Kini RS terus berusaha untuk hidup positif dan menikah lagi. Namun, dia mengaku memendam benci kepada putra sulung yang punya wajah mirip mantan suami. “Kalau ingat rasanya nggak enak. Saya jadi takut anak saya kayak bapaknya,” ungkapnya.
Kenangan menyakitkan itulah yang membuat dia aktif di Sapa Institut. Dia ingin pengalamannya tidak dialami anak-anak perempuan lainnya. “Menikah di bawah usia 18 tahun bukanlah pilihan yang tepat. Jangan sembarangan mengambil keputusan itu.”
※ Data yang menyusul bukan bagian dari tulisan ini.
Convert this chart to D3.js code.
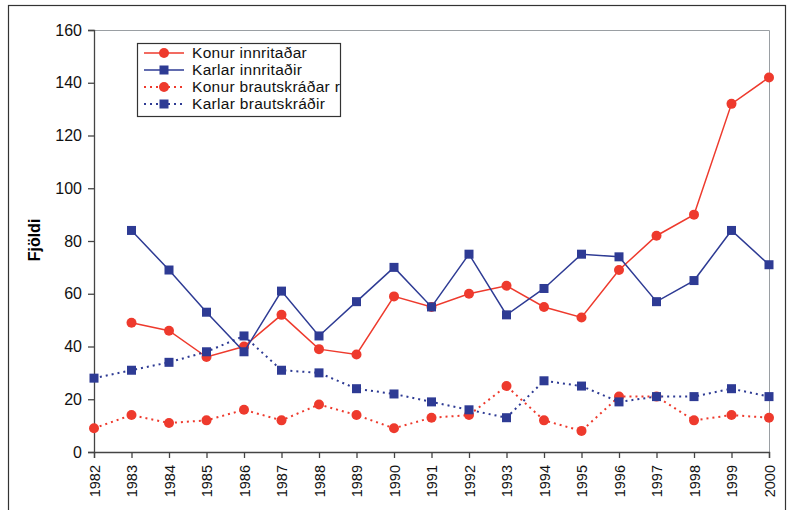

Fenomena pernikahan anak sangat sulit diberantas karena kultur dan perekonomian di Indonesia memungkinkan hal itu. Di beberapa daerah minus di Jawa Barat, anak perempuan dianggap sebagai beban keluarga. Ketika dia menikah, berkuranglah beban keluarga. Satu anak perempuan menikah, berkuranglah beban satu piring nasi.
Karena belum siap, kelak si anak akan terjebak dalam kondisi kemiskinan seperti orang tuanya. Lagi-lagi kalau punya anak perempuan akan mengalami nasib seperti ibunya. Begitu seterusnya sehingga fenomena itu sangat sulit diputus.